À ce rythme, ne resteront plus que les majors du disque, qui se transformeront à leur tour en simples relais de distribution en France des charts américains, dont les coûts de production auront été amortis avant d'arriver sur le marché.

Le cinéma s'engage sur la même pente : on compte aujourd'hui autant de téléchargements illégaux – soit 450 000 par jour – que d'entrées en salles. En outre, le marché de la vidéo a perdu un quart de sa valeur, alors même que le prix des nouveautés diminuait d'un tiers.

Quant au secteur du livre, alors qu'il s'apprête à son tour à entrer dans l'ère numérique, il est de notre devoir de prendre préventivement toutes les mesures nécessaires pour lui éviter de pâtir des effets ravageurs du piratage.
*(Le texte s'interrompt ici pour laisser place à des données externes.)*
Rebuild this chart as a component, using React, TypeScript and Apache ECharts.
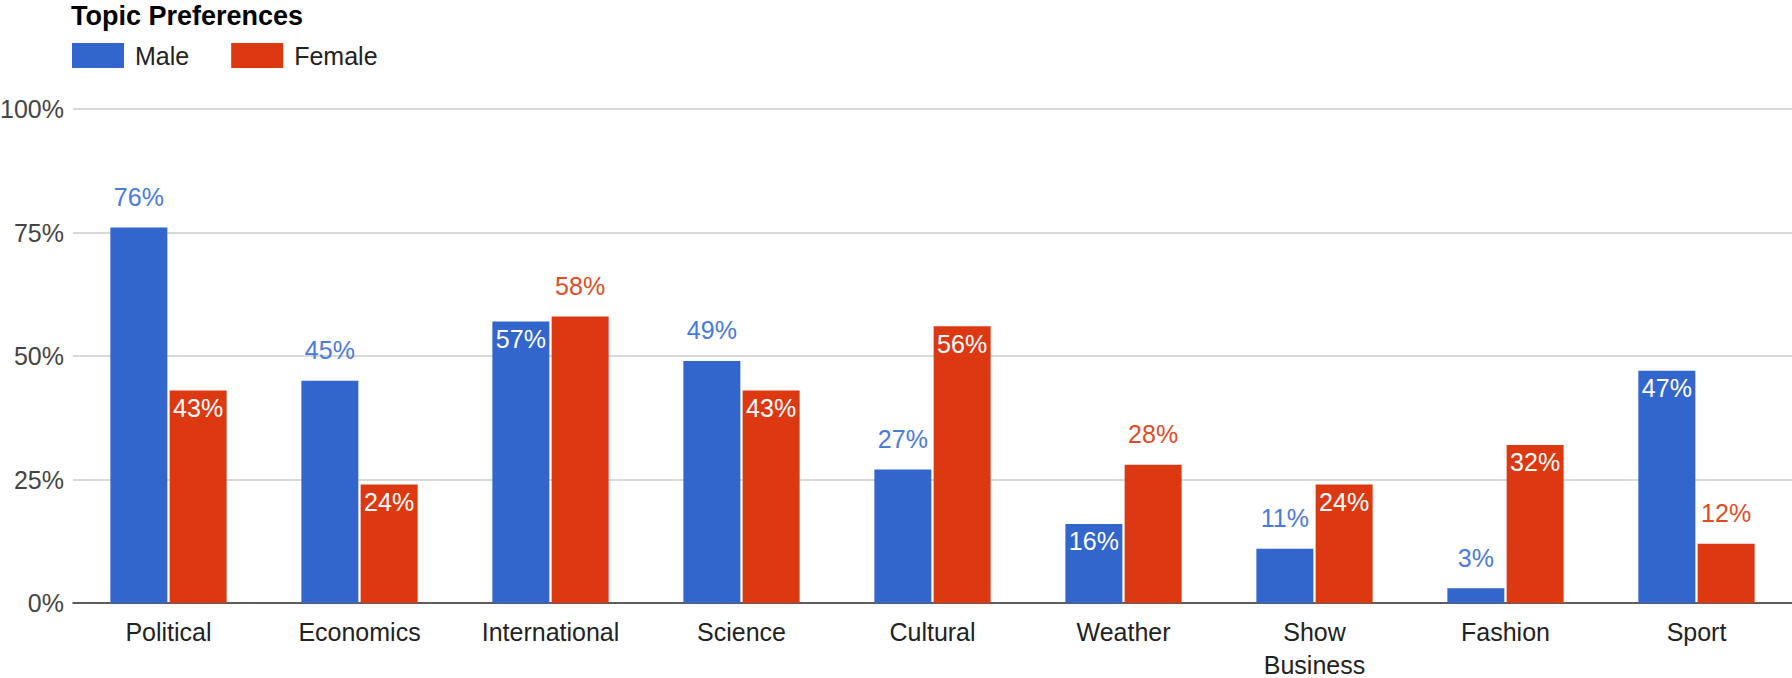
import React, { useEffect, useRef } from "react";
import * as echarts from "echarts";

const categories = ["Political", "Economics", "International", "Science", "Cultural", "Weather", "Show\nBusiness", "Fashion", "Sport"];
const maleValues = [76, 45, 57, 49, 27, 16, 11, 3, 47];
const femaleValues = [43, 24, 58, 43, 56, 28, 24, 32, 12];
// label placement as in the reference: true = inside the bar top, false = above the bar
const maleLabelInside = [false, false, true, false, false, true, false, false, true];
const femaleLabelInside = [true, true, false, true, true, false, true, true, false];
const yTicks = { min: 0, max: 100, interval: 25 };

const FONT = "Arial, 'Liberation Sans', sans-serif";
const BLUE = "#3366cc";
const RED = "#dc3912";
const BLUE_TEXT = "#4a7ada";
const RED_TEXT = "#e04b27";

function buildData(values: number[], inside: boolean[], outColor: string) {
  return values.map((v, i) => ({
    value: v,
    label: inside[i]
      ? { position: "insideTop", distance: 5, color: "#ffffff" }
      : { position: "top", distance: 18, color: outColor },
  }));
}

export default function App() {
  const ref = useRef<HTMLDivElement>(null);
  useEffect(() => {
    if (!ref.current) return;
    const chart = echarts.init(ref.current, undefined, { renderer: "svg" });
    const labelBase = {
      show: true,
      formatter: "{c}%",
      fontFamily: FONT,
      fontSize: 25,
    };
    chart.setOption({
      animation: false,
      backgroundColor: "#ffffff",
      title: {
        text: "Topic Preferences",
        left: 71,
        top: 2,
        padding: 0,
        textStyle: { fontFamily: FONT, fontSize: 27, fontWeight: "bold", color: "#000000" },
      },
      legend: {
        left: 72,
        top: 43,
        padding: 0,
        itemWidth: 52,
        itemHeight: 25,
        itemGap: 42,
        icon: "rect",
        textStyle: { fontFamily: FONT, fontSize: 25, color: "#222222", padding: [0, 0, 0, 6] },
        data: ["Male", "Female"],
      },
      grid: { left: 73, right: 0, top: 109, bottom: 75, containLabel: false, outerBoundsMode: "none" },
      xAxis: {
        type: "category",
        data: categories,
        axisLine: { show: true, lineStyle: { color: "#333333", width: 1.5 } },
        axisTick: { show: false },
        axisLabel: {
          fontFamily: FONT,
          fontSize: 25,
          color: "#222222",
          margin: 12,
          lineHeight: 33,
          interval: 0,
        },
      },
      yAxis: {
        type: "value",
        min: yTicks.min,
        max: yTicks.max,
        interval: yTicks.interval,
        axisLine: { show: false },
        axisTick: { show: false },
        splitLine: { lineStyle: { color: "#cccccc", width: 1.5 } },
        axisLabel: {
          formatter: "{value}%",
          fontFamily: FONT,
          fontSize: 25,
          color: "#444444",
          margin: 9,
        },
      },
      series: [
        {
          name: "Male",
          type: "bar",
          barWidth: 57,
          barGap: "4%",
          itemStyle: { color: BLUE },
          label: labelBase,
          data: buildData(maleValues, maleLabelInside, BLUE_TEXT),
        },
        {
          name: "Female",
          type: "bar",
          barWidth: 57,
          barGap: "4%",
          itemStyle: { color: RED },
          label: labelBase,
          data: buildData(femaleValues, femaleLabelInside, RED_TEXT),
        },
      ],
    });
    return () => chart.dispose();
  }, []);
  return (
    <div
      ref={ref}
      style={{ position: "fixed", left: 0, top: 0, width: 1792, height: 678, background: "#fff" }}
    />
  );
}
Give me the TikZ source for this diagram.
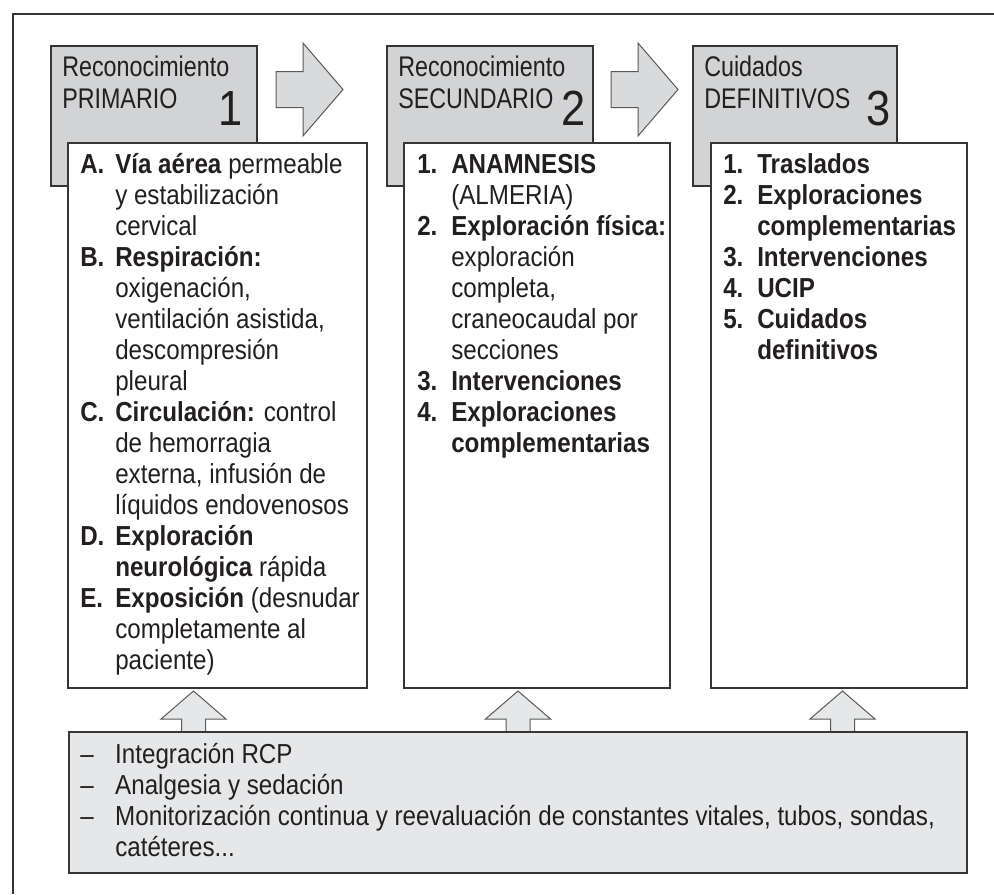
\documentclass[tikz,border=0pt]{standalone}
\usepackage{fontspec}
\setmainfont{Liberation Sans}[FakeStretch=0.88]
\newfontfamily\hdrfont{Liberation Sans}[FakeStretch=0.82]
\usepackage{array}
\definecolor{hdrgrey}{HTML}{D1D3D4}
\definecolor{botgrey}{HTML}{E6E7E8}
\definecolor{arrgrey}{HTML}{D9DADB}
\definecolor{ink}{HTML}{231F20}
\definecolor{edge}{HTML}{363636}
\definecolor{aedge}{HTML}{5A5A5A}
\newcommand{\px}{0.75pt}
\newcommand{\bodysize}{\fontsize{20.6}{23.25}\selectfont}
\newcommand{\hdrsize}{\hdrfont\fontsize{21.3}{24}\selectfont}
\newcommand{\numsize}{\fontsize{37}{37}\selectfont}
\begin{document}
\begin{tikzpicture}[x=0.75pt,y=-0.75pt,
  hdrbox/.style={draw=edge, fill=hdrgrey, line width=0.9pt, inner sep=0pt, outer sep=0pt, minimum height={140*\px}},
  whitebox/.style={draw=edge, fill=white, line width=0.9pt, inner sep=0pt, outer sep=0pt, minimum height={545*\px}},
  botbox/.style={draw=edge, fill=botgrey, line width=0.9pt, inner sep=0pt, outer sep=0pt},
  arrstyle/.style={draw=aedge, line width=0.75pt, line join=miter},
  hdrtext/.style={anchor=base west, inner sep=0pt, text=ink, font=\hdrsize, align=left},
  numtext/.style={anchor=base east, inner sep=0pt, text=ink, font=\numsize},
  listtext/.style={anchor=base west, inner sep=0pt, text=ink, font=\bodysize},
  pics/rarrow/.style={code={\draw[arrstyle, fill=arrgrey] (0,-18) -- (27,-18) -- (27,-46.5) -- (67,0) -- (27,46.5) -- (27,18) -- (0,18) -- cycle;}},
  pics/uarrow/.style={code={\draw[arrstyle, fill=botgrey] (0,0) -- (32.5,28) -- (12,28) -- (12,41) -- (-12,41) -- (-12,28) -- (-32.5,28) -- cycle;}}
]
% canvas and frame
\path[fill=white] (0,0) rectangle (994,894);
\useasboundingbox (0,0) rectangle (994,894);
\coordinate (fa) at (994,14);
\coordinate (fb) at (13,14);
\coordinate (fc) at (13,894);
\draw[edge, line width=1.1pt] (fa) -- (fb) -- (fc);

% header boxes
\node (h1) [hdrbox, minimum width={206*\px}] at (154,116) {};
\node (h2) [hdrbox, minimum width={206*\px}] at (490,116) {};
\node (h3) [hdrbox, minimum width={204*\px}] at (795,116) {};

\node (h1t) [hdrtext] at (62,108) {Reconocimiento\\PRIMARIO};
\node (h2t) [hdrtext] at (398,108) {Reconocimiento\\SECUNDARIO};
\node (h3t) [hdrtext] at (704,108) {Cuidados\\DEFINITIVOS};
\node (n1) [numtext] at (243,125) {1};
\node (n2) [numtext] at (586,125) {2};
\node (n3) [numtext] at (891,125) {3};

% right arrows
\pic at (276,89.5) {rarrow};
\pic at (611,89.5) {rarrow};

% white boxes
\node (b1) [whitebox, minimum width={299*\px}] at (217.5,415.5) {};
\node (b2) [whitebox, minimum width={266*\px}] at (537,415.5) {};
\node (b3) [whitebox, minimum width={256*\px}] at (839,415.5) {};

\node (l1) [listtext] at (80,173) {\bodysize\begin{tabular}[t]{@{}p{26.25pt}@{}l@{}}
\textbf{A.} & \textbf{Vía aérea} permeable\\
 & y estabilización\\
 & cervical\\
\textbf{B.} & \textbf{Respiración:}\\
 & oxigenación,\\
 & ventilación asistida,\\
 & descompresión\\
 & pleural\\
\textbf{C.} & \textbf{Circulación:} control\\
 & de hemorragia\\
 & externa, infusión de\\
 & líquidos endovenosos\\
\textbf{D.} & \textbf{Exploración}\\
 & \textbf{neurológica} rápida\\
\textbf{E.} & \textbf{Exposición} (desnudar\\
 & completamente al\\
 & paciente)
\end{tabular}};

\node (l2) [listtext] at (417,173) {\bodysize\begin{tabular}[t]{@{}p{25.5pt}@{}l@{}}
\textbf{1.} & \textbf{ANAMNESIS}\\
 & (ALMERIA)\\
\textbf{2.} & \textbf{Exploración física:}\\
 & exploración\\
 & completa,\\
 & craneocaudal por\\
 & secciones\\
\textbf{3.} & \textbf{Intervenciones}\\
\textbf{4.} & \textbf{Exploraciones}\\
 & \textbf{complementarias}
\end{tabular}};

\node (l3) [listtext] at (723,173) {\bodysize\begin{tabular}[t]{@{}p{25.5pt}@{}l@{}}
\textbf{1.} & \textbf{Traslados}\\
\textbf{2.} & \textbf{Exploraciones}\\
 & \textbf{complementarias}\\
\textbf{3.} & \textbf{Intervenciones}\\
\textbf{4.} & \textbf{UCIP}\\
\textbf{5.} & \textbf{Cuidados}\\
 & \textbf{definitivos}
\end{tabular}};

% up arrows
\pic at (193.5,691) {uarrow};
\pic at (518,691) {uarrow};
\pic at (842.5,691) {uarrow};

% bottom box
\node (bot) [botbox, minimum width={898*\px}, minimum height={141*\px}] at (518,802.5) {};
\node (l4) [listtext] at (80,763) {\bodysize\begin{tabular}[t]{@{}p{26.25pt}@{}l@{}}
– & Integración RCP\\
– & Analgesia y sedación\\
– & Monitorización continua y reevaluación de constantes vitales, tubos, sondas,\\
 & catéteres...
\end{tabular}};
\end{tikzpicture}
\end{document}
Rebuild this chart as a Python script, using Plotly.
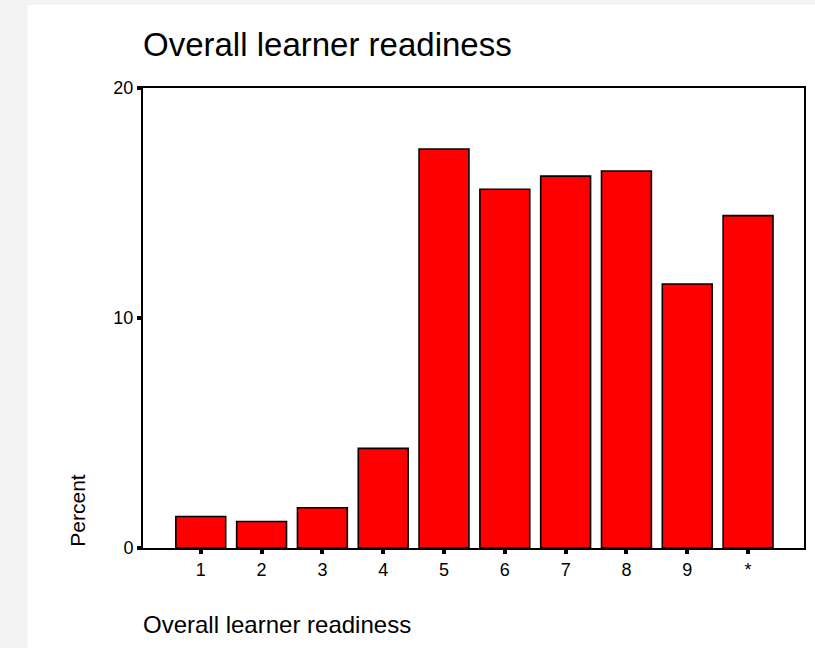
import plotly.graph_objects as go

categories = ["1", "2", "3", "4", "5", "6", "7", "8", "9", "*"]
percent = [1.37, 1.15, 1.75, 4.33, 17.35, 15.6, 16.17, 16.39, 11.48, 14.45]
y_ticks = [0, 10, 20]

title_text = "Overall learner readiness"
x_title = "Overall learner readiness"
y_title = "Percent"

FONT = "Liberation Sans, Arial, Helvetica, sans-serif"

W, H = 815, 648
L, R, T, B = 143, 9, 88, 100
pw, ph = W - L - R, H - T - B


def px(x):
    return (x - L) / pw


def py(y):
    return (H - B - y) / ph


fig = go.Figure(
    go.Bar(
        x=categories,
        y=percent,
        width=0.82,
        marker=dict(color="#ff0000", line=dict(color="black", width=1.6)),
    )
)

shapes = [
    dict(type="rect", xref="paper", yref="paper", x0=px(-5), x1=px(W + 5), y0=py(-5), y1=py(5),
         fillcolor="#f3f3f3", line=dict(width=0), layer="below"),
    dict(type="rect", xref="paper", yref="paper", x0=px(-5), x1=px(27), y0=py(-5), y1=py(H + 5),
         fillcolor="#f3f3f3", line=dict(width=0), layer="below"),
]

annotations = [
    dict(text=title_text, xref="paper", yref="paper", x=px(141), y=py(45), xanchor="left",
         yanchor="middle", showarrow=False, font=dict(family=FONT, size=33, color="black")),
    dict(text=x_title, xref="paper", yref="paper", x=px(141), y=py(624), xanchor="left",
         yanchor="middle", showarrow=False, font=dict(family=FONT, size=24, color="black")),
    dict(text=y_title, xref="paper", yref="paper", x=px(77), y=py(549), xanchor="center",
         yanchor="bottom", textangle=-90, showarrow=False,
         font=dict(family=FONT, size=21, color="black")),
]

fig.update_layout(
    width=W,
    height=H,
    margin=dict(l=L, r=R, t=T, b=B, pad=0),
    paper_bgcolor="white",
    plot_bgcolor="white",
    showlegend=False,
    shapes=shapes,
    annotations=annotations,
    font=dict(family=FONT, size=18, color="black"),
    xaxis=dict(
        type="category",
        range=[-0.95, 9.92],
        showline=True,
        linecolor="black",
        linewidth=2,
        mirror=True,
        ticks="outside",
        ticklen=4,
        tickwidth=4,
        tickcolor="black",
        showgrid=False,
        zeroline=False,
        tickfont=dict(family=FONT, size=18, color="black"),
    ),
    yaxis=dict(
        range=[0, 20],
        tickvals=y_ticks,
        ticktext=[str(v) for v in y_ticks],
        showline=True,
        linecolor="black",
        linewidth=2,
        mirror=True,
        ticks="outside",
        ticklen=4,
        tickwidth=4,
        tickcolor="black",
        showgrid=False,
        zeroline=False,
        tickfont=dict(family=FONT, size=18, color="black"),
    ),
)

fig.write_html(
    "out.html",
    config={"displayModeBar": False},
    post_script="document.body.style.margin='0';document.body.style.overflow='hidden';",
)
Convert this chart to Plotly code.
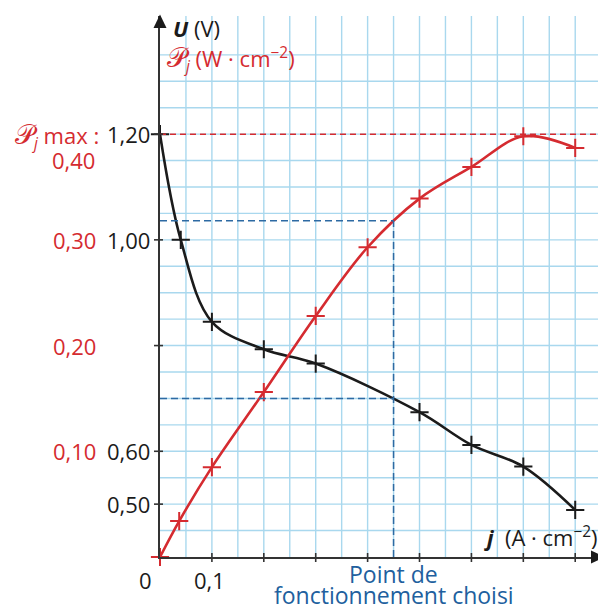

La situation des créateurs et des PME culturelles françaises ne serait pas si alarmante si l'effondrement du CD et du DVD était compensé par l'essor des ventes dématérialisées, ce qui n'est pas le cas. En effet, alors que, dans la plupart des grands pays dont les habitudes de consommation sont comparables aux nôtres, ces ventes décollent – elles y représentent 20 % du marché en moyenne, et plus de 25% aux États-Unis –, elles avoisinent péniblement 10 % du marché en France.

Après un Oscar, une Palme d'or, un Pritzker Price et un Prix Nobel de littérature en 2008, la France, lanterne rouge des ventes numériques, aurait pu se passer d'une autre médaille : celle du piratage.

On en mesure les effets en comparant notre situation à celle de l'Allemagne, où les ayants droit ont lancé une lutte à grande échelle devant les tribunaux. En 2002, le volume du marché français de la musique était identique à celui d'outre-Rhin ; aujourd'hui, il n'en représente plus que 70 %.